WHAT IS EXPECTED -
Return all of the data exactly as written, without the pictures.

SOURCE MATERIAL -
-----

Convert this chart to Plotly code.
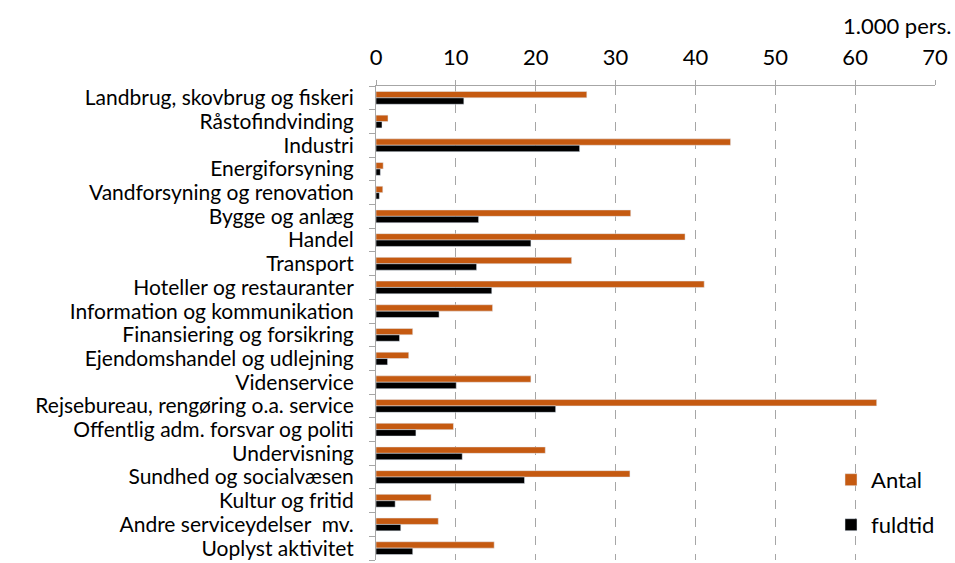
import plotly.graph_objects as go

categories = [
    "Landbrug, skovbrug og fiskeri", "Råstofindvinding", "Industri", "Energiforsyning",
    "Vandforsyning og renovation", "Bygge og anlæg", "Handel", "Transport",
    "Hoteller og restauranter", "Information og kommunikation", "Finansiering og forsikring",
    "Ejendomshandel og udlejning", "Videnservice", "Rejsebureau, rengøring o.a. service",
    "Offentlig adm. forsvar og politi", "Undervisning", "Sundhed og socialvæsen",
    "Kultur og fritid", "Andre serviceydelser  mv.", "Uoplyst aktivitet",
]
antal = [26.4, 1.5, 44.4, 0.9, 0.85, 31.9, 38.7, 24.5, 41.1, 14.6, 4.6, 4.1, 19.4, 62.7,
         9.7, 21.2, 31.8, 6.9, 7.8, 14.8]
fuldtid = [11.0, 0.75, 25.5, 0.55, 0.42, 12.85, 19.4, 12.6, 14.5, 7.9, 2.95, 1.45, 10.05, 22.5,
           5.0, 10.8, 18.6, 2.4, 3.1, 4.6]
x_ticks = [0, 10, 20, 30, 40, 50, 60, 70]

FONT = "Lato"
FS = 22
fig = go.Figure()
fig.add_trace(go.Bar(y=categories, x=antal, orientation="h", name="Antal",
                     marker=dict(color="#C55A11"), legend="legend"))
fig.add_trace(go.Bar(y=categories, x=fuldtid, orientation="h", name="fuldtid",
                     marker=dict(color="#000000"), legend="legend2"))

fig.update_layout(
    width=955, height=563,
    margin=dict(l=376, r=20, t=86, b=3, autoexpand=False),
    paper_bgcolor="white", plot_bgcolor="white",
    barmode="group", bargap=0.46, bargroupgap=0.0,
    font=dict(family=FONT, size=FS, color="#000000"),
    showlegend=True,
    legend=dict(x=0.814, y=0.169, xanchor="left", yanchor="middle",
                bgcolor="rgba(0,0,0,0)", font=dict(size=FS)),
    legend2=dict(x=0.814, y=0.074, xanchor="left", yanchor="middle",
                 bgcolor="rgba(0,0,0,0)", font=dict(size=FS)),
    xaxis=dict(side="top", range=[0, 70], tickvals=x_ticks, ticktext=[str(v) for v in x_ticks],
               showgrid=True, gridcolor="#A6A6A6", griddash="dash", gridwidth=1,
               showline=True, linecolor="#A6A6A6", linewidth=1,
               ticks="outside", ticklen=5, tickcolor="#A6A6A6",
               zeroline=False, tickfont=dict(size=FS), ticklabelstandoff=6),
    yaxis=dict(autorange="reversed", showline=True, linecolor="#A6A6A6", linewidth=1,
               tickmode="array", tickvals=categories, ticktext=categories,
               ticks="outside", ticklen=6, tickcolor="#A6A6A6", tickson="boundaries",
               showgrid=False, tickfont=dict(size=21), ticklabelstandoff=17),
    annotations=[dict(text="1.000 pers.", xref="paper", yref="paper", x=1.0, y=1.0,
                      xanchor="right", yanchor="middle", xshift=18, yshift=61,
                      showarrow=False, font=dict(size=FS))],
)

fig.write_html(
    "out.html",
    config={"displayModeBar": False},
    post_script="document.body.style.margin='0';document.body.style.overflow='hidden';",
)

-----

RESPONSE BELOW -
Convert this chart to Plotly code.
import plotly.graph_objects as go

categories = [
    "Landbrug, skovbrug og fiskeri", "Råstofindvinding", "Industri", "Energiforsyning",
    "Vandforsyning og renovation", "Bygge og anlæg", "Handel", "Transport",
    "Hoteller og restauranter", "Information og kommunikation", "Finansiering og forsikring",
    "Ejendomshandel og udlejning", "Videnservice", "Rejsebureau, rengøring o.a. service",
    "Offentlig adm. forsvar og politi", "Undervisning", "Sundhed og socialvæsen",
    "Kultur og fritid", "Andre serviceydelser  mv.", "Uoplyst aktivitet",
]
antal = [26.4, 1.5, 44.4, 0.9, 0.85, 31.9, 38.7, 24.5, 41.1, 14.6, 4.6, 4.1, 19.4, 62.7,
         9.7, 21.2, 31.8, 6.9, 7.8, 14.8]
fuldtid = [11.0, 0.75, 25.5, 0.55, 0.42, 12.85, 19.4, 12.6, 14.5, 7.9, 2.95, 1.45, 10.05, 22.5,
           5.0, 10.8, 18.6, 2.4, 3.1, 4.6]
x_ticks = [0, 10, 20, 30, 40, 50, 60, 70]

FONT = "Lato"
FS = 22
fig = go.Figure()
fig.add_trace(go.Bar(y=categories, x=antal, orientation="h", name="Antal",
                     marker=dict(color="#C55A11"), legend="legend"))
fig.add_trace(go.Bar(y=categories, x=fuldtid, orientation="h", name="fuldtid",
                     marker=dict(color="#000000"), legend="legend2"))

fig.update_layout(
    width=955, height=563,
    margin=dict(l=376, r=20, t=86, b=3, autoexpand=False),
    paper_bgcolor="white", plot_bgcolor="white",
    barmode="group", bargap=0.46, bargroupgap=0.0,
    font=dict(family=FONT, size=FS, color="#000000"),
    showlegend=True,
    legend=dict(x=0.814, y=0.169, xanchor="left", yanchor="middle",
                bgcolor="rgba(0,0,0,0)", font=dict(size=FS)),
    legend2=dict(x=0.814, y=0.074, xanchor="left", yanchor="middle",
                 bgcolor="rgba(0,0,0,0)", font=dict(size=FS)),
    xaxis=dict(side="top", range=[0, 70], tickvals=x_ticks, ticktext=[str(v) for v in x_ticks],
               showgrid=True, gridcolor="#A6A6A6", griddash="dash", gridwidth=1,
               showline=True, linecolor="#A6A6A6", linewidth=1,
               ticks="outside", ticklen=5, tickcolor="#A6A6A6",
               zeroline=False, tickfont=dict(size=FS), ticklabelstandoff=6),
    yaxis=dict(autorange="reversed", showline=True, linecolor="#A6A6A6", linewidth=1,
               tickmode="array", tickvals=categories, ticktext=categories,
               ticks="outside", ticklen=6, tickcolor="#A6A6A6", tickson="boundaries",
               showgrid=False, tickfont=dict(size=21), ticklabelstandoff=17),
    annotations=[dict(text="1.000 pers.", xref="paper", yref="paper", x=1.0, y=1.0,
                      xanchor="right", yanchor="middle", xshift=18, yshift=61,
                      showarrow=False, font=dict(size=FS))],
)

fig.write_html(
    "out.html",
    config={"displayModeBar": False},
    post_script="document.body.style.margin='0';document.body.style.overflow='hidden';",
)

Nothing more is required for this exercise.